**WORK INSTRUCTIONS:** Transcribe all of the material exactly. Any picture in it should be left out.

**DATA LINES:**
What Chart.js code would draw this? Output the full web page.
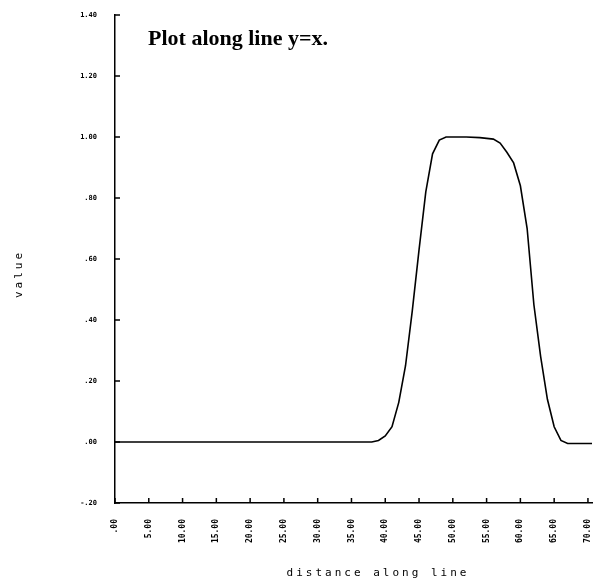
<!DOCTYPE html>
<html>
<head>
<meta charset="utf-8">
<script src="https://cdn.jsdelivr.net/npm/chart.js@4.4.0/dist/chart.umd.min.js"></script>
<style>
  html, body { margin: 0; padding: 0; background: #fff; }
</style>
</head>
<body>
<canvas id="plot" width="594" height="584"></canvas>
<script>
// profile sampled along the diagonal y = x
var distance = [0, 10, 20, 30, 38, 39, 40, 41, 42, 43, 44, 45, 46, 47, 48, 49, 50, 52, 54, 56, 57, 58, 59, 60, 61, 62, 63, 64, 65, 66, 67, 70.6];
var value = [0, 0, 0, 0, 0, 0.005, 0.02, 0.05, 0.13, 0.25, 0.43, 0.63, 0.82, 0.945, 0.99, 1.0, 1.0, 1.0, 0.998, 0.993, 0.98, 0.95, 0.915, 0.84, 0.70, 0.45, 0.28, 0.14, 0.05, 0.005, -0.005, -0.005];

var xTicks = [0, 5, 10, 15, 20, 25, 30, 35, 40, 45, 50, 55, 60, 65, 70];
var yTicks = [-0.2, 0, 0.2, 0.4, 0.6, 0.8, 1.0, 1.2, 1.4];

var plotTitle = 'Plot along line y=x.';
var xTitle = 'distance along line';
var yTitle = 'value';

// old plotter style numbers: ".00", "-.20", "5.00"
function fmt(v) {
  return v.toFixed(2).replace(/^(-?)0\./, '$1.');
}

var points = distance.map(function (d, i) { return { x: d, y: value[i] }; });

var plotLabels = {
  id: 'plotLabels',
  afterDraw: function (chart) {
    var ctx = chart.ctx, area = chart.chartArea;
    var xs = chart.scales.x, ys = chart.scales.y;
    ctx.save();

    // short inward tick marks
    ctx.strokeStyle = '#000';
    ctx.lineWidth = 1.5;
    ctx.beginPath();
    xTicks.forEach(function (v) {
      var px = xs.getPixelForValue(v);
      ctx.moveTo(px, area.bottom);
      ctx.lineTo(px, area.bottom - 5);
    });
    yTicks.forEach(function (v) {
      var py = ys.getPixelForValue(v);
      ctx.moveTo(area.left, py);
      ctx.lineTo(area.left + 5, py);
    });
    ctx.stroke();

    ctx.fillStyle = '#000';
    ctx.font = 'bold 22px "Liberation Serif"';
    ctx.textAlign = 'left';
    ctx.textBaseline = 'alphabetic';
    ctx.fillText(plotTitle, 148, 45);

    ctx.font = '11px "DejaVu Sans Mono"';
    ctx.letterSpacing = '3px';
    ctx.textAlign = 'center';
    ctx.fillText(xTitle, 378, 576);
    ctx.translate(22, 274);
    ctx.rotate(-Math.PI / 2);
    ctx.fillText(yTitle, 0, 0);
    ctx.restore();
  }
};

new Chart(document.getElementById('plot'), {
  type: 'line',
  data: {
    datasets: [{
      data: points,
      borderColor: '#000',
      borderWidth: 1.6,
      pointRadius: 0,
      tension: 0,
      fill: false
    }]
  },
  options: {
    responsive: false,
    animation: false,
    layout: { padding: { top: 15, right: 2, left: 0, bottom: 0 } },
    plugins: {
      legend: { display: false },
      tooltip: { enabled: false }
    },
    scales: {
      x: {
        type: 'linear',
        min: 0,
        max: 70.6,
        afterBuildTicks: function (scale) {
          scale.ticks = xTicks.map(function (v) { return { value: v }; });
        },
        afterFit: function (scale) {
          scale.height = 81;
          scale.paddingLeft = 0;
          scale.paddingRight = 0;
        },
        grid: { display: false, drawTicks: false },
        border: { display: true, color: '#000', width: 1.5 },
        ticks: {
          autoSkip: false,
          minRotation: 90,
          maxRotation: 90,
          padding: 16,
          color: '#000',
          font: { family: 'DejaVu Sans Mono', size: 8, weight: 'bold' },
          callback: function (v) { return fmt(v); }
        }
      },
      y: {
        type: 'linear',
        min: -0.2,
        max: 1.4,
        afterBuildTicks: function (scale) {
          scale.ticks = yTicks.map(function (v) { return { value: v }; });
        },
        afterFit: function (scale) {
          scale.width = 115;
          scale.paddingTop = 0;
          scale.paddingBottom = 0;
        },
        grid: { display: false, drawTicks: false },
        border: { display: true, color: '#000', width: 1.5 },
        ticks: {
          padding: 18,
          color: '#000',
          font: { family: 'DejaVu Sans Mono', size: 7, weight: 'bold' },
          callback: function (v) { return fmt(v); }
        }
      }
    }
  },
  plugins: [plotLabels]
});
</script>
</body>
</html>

**RESULT OF THE TASK:**
What Chart.js code would draw this? Output the full web page.
<!DOCTYPE html>
<html>
<head>
<meta charset="utf-8">
<script src="https://cdn.jsdelivr.net/npm/chart.js@4.4.0/dist/chart.umd.min.js"></script>
<style>
  html, body { margin: 0; padding: 0; background: #fff; }
</style>
</head>
<body>
<canvas id="plot" width="594" height="584"></canvas>
<script>
// profile sampled along the diagonal y = x
var distance = [0, 10, 20, 30, 38, 39, 40, 41, 42, 43, 44, 45, 46, 47, 48, 49, 50, 52, 54, 56, 57, 58, 59, 60, 61, 62, 63, 64, 65, 66, 67, 70.6];
var value = [0, 0, 0, 0, 0, 0.005, 0.02, 0.05, 0.13, 0.25, 0.43, 0.63, 0.82, 0.945, 0.99, 1.0, 1.0, 1.0, 0.998, 0.993, 0.98, 0.95, 0.915, 0.84, 0.70, 0.45, 0.28, 0.14, 0.05, 0.005, -0.005, -0.005];

var xTicks = [0, 5, 10, 15, 20, 25, 30, 35, 40, 45, 50, 55, 60, 65, 70];
var yTicks = [-0.2, 0, 0.2, 0.4, 0.6, 0.8, 1.0, 1.2, 1.4];

var plotTitle = 'Plot along line y=x.';
var xTitle = 'distance along line';
var yTitle = 'value';

// old plotter style numbers: ".00", "-.20", "5.00"
function fmt(v) {
  return v.toFixed(2).replace(/^(-?)0\./, '$1.');
}

var points = distance.map(function (d, i) { return { x: d, y: value[i] }; });

var plotLabels = {
  id: 'plotLabels',
  afterDraw: function (chart) {
    var ctx = chart.ctx, area = chart.chartArea;
    var xs = chart.scales.x, ys = chart.scales.y;
    ctx.save();

    // short inward tick marks
    ctx.strokeStyle = '#000';
    ctx.lineWidth = 1.5;
    ctx.beginPath();
    xTicks.forEach(function (v) {
      var px = xs.getPixelForValue(v);
      ctx.moveTo(px, area.bottom);
      ctx.lineTo(px, area.bottom - 5);
    });
    yTicks.forEach(function (v) {
      var py = ys.getPixelForValue(v);
      ctx.moveTo(area.left, py);
      ctx.lineTo(area.left + 5, py);
    });
    ctx.stroke();

    ctx.fillStyle = '#000';
    ctx.font = 'bold 22px "Liberation Serif"';
    ctx.textAlign = 'left';
    ctx.textBaseline = 'alphabetic';
    ctx.fillText(plotTitle, 148, 45);

    ctx.font = '11px "DejaVu Sans Mono"';
    ctx.letterSpacing = '3px';
    ctx.textAlign = 'center';
    ctx.fillText(xTitle, 378, 576);
    ctx.translate(22, 274);
    ctx.rotate(-Math.PI / 2);
    ctx.fillText(yTitle, 0, 0);
    ctx.restore();
  }
};

new Chart(document.getElementById('plot'), {
  type: 'line',
  data: {
    datasets: [{
      data: points,
      borderColor: '#000',
      borderWidth: 1.6,
      pointRadius: 0,
      tension: 0,
      fill: false
    }]
  },
  options: {
    responsive: false,
    animation: false,
    layout: { padding: { top: 15, right: 2, left: 0, bottom: 0 } },
    plugins: {
      legend: { display: false },
      tooltip: { enabled: false }
    },
    scales: {
      x: {
        type: 'linear',
        min: 0,
        max: 70.6,
        afterBuildTicks: function (scale) {
          scale.ticks = xTicks.map(function (v) { return { value: v }; });
        },
        afterFit: function (scale) {
          scale.height = 81;
          scale.paddingLeft = 0;
          scale.paddingRight = 0;
        },
        grid: { display: false, drawTicks: false },
        border: { display: true, color: '#000', width: 1.5 },
        ticks: {
          autoSkip: false,
          minRotation: 90,
          maxRotation: 90,
          padding: 16,
          color: '#000',
          font: { family: 'DejaVu Sans Mono', size: 8, weight: 'bold' },
          callback: function (v) { return fmt(v); }
        }
      },
      y: {
        type: 'linear',
        min: -0.2,
        max: 1.4,
        afterBuildTicks: function (scale) {
          scale.ticks = yTicks.map(function (v) { return { value: v }; });
        },
        afterFit: function (scale) {
          scale.width = 115;
          scale.paddingTop = 0;
          scale.paddingBottom = 0;
        },
        grid: { display: false, drawTicks: false },
        border: { display: true, color: '#000', width: 1.5 },
        ticks: {
          padding: 18,
          color: '#000',
          font: { family: 'DejaVu Sans Mono', size: 7, weight: 'bold' },
          callback: function (v) { return fmt(v); }
        }
      }
    }
  },
  plugins: [plotLabels]
});
</script>
</body>
</html>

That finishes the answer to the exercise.